* Begin *

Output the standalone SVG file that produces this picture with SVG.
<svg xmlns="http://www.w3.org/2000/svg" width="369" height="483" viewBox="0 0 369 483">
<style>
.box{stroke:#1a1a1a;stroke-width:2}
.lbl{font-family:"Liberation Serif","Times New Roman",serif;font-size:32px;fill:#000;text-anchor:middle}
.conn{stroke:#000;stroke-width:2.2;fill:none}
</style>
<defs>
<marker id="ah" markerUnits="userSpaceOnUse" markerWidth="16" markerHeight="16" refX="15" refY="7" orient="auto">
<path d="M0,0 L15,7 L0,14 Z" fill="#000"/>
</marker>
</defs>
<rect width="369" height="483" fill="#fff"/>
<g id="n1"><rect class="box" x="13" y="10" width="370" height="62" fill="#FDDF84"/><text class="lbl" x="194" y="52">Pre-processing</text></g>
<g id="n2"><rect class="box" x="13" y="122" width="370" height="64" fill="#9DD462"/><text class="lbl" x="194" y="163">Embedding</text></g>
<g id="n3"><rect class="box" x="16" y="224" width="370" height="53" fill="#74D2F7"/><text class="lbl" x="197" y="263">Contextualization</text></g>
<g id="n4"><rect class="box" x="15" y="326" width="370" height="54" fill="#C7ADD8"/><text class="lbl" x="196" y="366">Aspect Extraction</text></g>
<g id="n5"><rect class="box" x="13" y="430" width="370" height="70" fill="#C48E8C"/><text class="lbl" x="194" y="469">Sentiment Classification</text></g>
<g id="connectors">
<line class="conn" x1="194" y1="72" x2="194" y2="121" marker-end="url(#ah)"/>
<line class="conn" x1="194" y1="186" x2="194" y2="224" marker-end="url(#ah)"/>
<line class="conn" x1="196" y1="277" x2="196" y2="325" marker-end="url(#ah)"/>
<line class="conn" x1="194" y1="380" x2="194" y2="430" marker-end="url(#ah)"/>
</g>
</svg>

* End *
* Begin *

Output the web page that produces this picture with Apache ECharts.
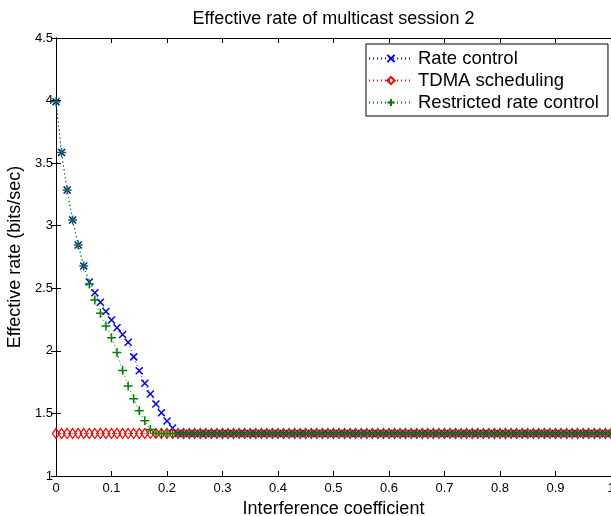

* End *

__Exercise details__:
Identify all lines in the records above with the word "picture".

__The output__:
Output the standalone SVG file that produces this picture with SVG.
Output the web page that produces this picture with Apache ECharts.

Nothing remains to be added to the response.